--- START OF Data for this exercise ---

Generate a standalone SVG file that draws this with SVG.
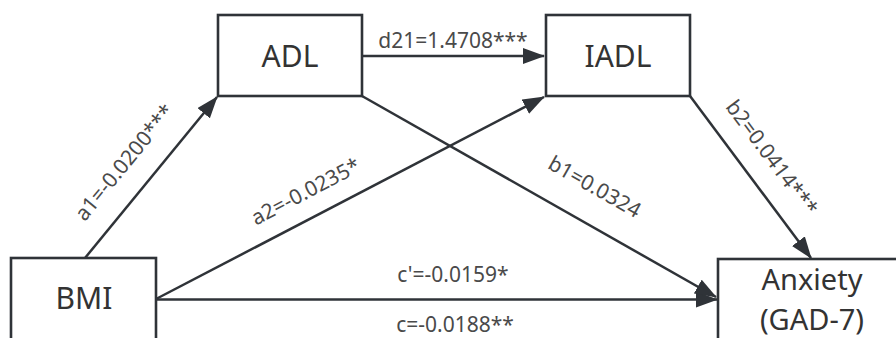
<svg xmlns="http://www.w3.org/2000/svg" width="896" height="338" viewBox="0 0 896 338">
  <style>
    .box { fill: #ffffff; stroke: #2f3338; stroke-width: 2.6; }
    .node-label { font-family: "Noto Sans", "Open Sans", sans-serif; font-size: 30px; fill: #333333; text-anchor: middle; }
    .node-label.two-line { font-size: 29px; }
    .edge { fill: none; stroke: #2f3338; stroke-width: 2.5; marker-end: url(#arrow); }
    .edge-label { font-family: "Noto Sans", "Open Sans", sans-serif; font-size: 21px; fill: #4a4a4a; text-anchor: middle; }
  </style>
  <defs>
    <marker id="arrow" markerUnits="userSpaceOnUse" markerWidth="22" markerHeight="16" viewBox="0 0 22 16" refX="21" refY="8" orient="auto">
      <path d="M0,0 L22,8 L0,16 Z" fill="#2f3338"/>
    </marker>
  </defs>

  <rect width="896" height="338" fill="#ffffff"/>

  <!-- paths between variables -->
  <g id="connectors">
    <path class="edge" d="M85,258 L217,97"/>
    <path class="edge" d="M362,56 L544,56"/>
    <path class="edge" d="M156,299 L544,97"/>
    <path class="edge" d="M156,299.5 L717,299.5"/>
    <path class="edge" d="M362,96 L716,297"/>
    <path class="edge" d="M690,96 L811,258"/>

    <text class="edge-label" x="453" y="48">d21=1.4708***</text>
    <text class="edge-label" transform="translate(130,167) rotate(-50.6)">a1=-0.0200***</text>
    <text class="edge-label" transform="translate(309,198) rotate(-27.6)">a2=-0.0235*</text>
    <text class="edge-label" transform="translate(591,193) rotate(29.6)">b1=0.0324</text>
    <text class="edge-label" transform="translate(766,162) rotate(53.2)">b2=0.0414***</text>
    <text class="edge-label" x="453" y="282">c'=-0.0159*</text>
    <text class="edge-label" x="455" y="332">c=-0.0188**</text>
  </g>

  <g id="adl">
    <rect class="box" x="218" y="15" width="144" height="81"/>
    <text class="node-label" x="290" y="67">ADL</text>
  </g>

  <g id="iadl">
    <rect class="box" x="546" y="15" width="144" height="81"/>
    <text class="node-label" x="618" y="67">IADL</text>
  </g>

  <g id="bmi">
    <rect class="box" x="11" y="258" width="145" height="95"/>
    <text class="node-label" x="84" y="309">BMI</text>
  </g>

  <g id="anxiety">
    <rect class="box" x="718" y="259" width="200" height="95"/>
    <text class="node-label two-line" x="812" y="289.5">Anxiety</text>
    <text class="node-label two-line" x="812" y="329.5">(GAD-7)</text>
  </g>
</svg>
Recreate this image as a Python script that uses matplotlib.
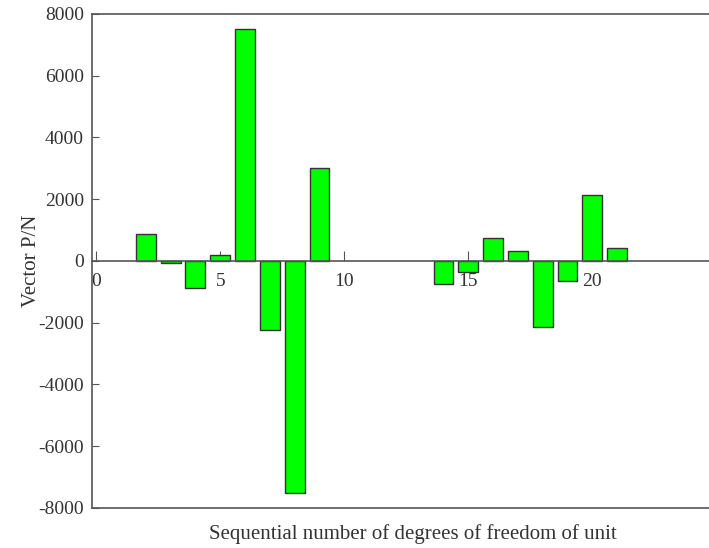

--- END OF Data for this exercise ---

- **Given exercise**: Return to the listing above and set it down exactly, leaving out its pictures.

- **Reply to the exercise**:
Generate a standalone SVG file that draws this with SVG.
<svg xmlns="http://www.w3.org/2000/svg" width="896" height="338" viewBox="0 0 896 338">
  <style>
    .box { fill: #ffffff; stroke: #2f3338; stroke-width: 2.6; }
    .node-label { font-family: "Noto Sans", "Open Sans", sans-serif; font-size: 30px; fill: #333333; text-anchor: middle; }
    .node-label.two-line { font-size: 29px; }
    .edge { fill: none; stroke: #2f3338; stroke-width: 2.5; marker-end: url(#arrow); }
    .edge-label { font-family: "Noto Sans", "Open Sans", sans-serif; font-size: 21px; fill: #4a4a4a; text-anchor: middle; }
  </style>
  <defs>
    <marker id="arrow" markerUnits="userSpaceOnUse" markerWidth="22" markerHeight="16" viewBox="0 0 22 16" refX="21" refY="8" orient="auto">
      <path d="M0,0 L22,8 L0,16 Z" fill="#2f3338"/>
    </marker>
  </defs>

  <rect width="896" height="338" fill="#ffffff"/>

  <!-- paths between variables -->
  <g id="connectors">
    <path class="edge" d="M85,258 L217,97"/>
    <path class="edge" d="M362,56 L544,56"/>
    <path class="edge" d="M156,299 L544,97"/>
    <path class="edge" d="M156,299.5 L717,299.5"/>
    <path class="edge" d="M362,96 L716,297"/>
    <path class="edge" d="M690,96 L811,258"/>

    <text class="edge-label" x="453" y="48">d21=1.4708***</text>
    <text class="edge-label" transform="translate(130,167) rotate(-50.6)">a1=-0.0200***</text>
    <text class="edge-label" transform="translate(309,198) rotate(-27.6)">a2=-0.0235*</text>
    <text class="edge-label" transform="translate(591,193) rotate(29.6)">b1=0.0324</text>
    <text class="edge-label" transform="translate(766,162) rotate(53.2)">b2=0.0414***</text>
    <text class="edge-label" x="453" y="282">c'=-0.0159*</text>
    <text class="edge-label" x="455" y="332">c=-0.0188**</text>
  </g>

  <g id="adl">
    <rect class="box" x="218" y="15" width="144" height="81"/>
    <text class="node-label" x="290" y="67">ADL</text>
  </g>

  <g id="iadl">
    <rect class="box" x="546" y="15" width="144" height="81"/>
    <text class="node-label" x="618" y="67">IADL</text>
  </g>

  <g id="bmi">
    <rect class="box" x="11" y="258" width="145" height="95"/>
    <text class="node-label" x="84" y="309">BMI</text>
  </g>

  <g id="anxiety">
    <rect class="box" x="718" y="259" width="200" height="95"/>
    <text class="node-label two-line" x="812" y="289.5">Anxiety</text>
    <text class="node-label two-line" x="812" y="329.5">(GAD-7)</text>
  </g>
</svg>
Recreate this image as a Python script that uses matplotlib.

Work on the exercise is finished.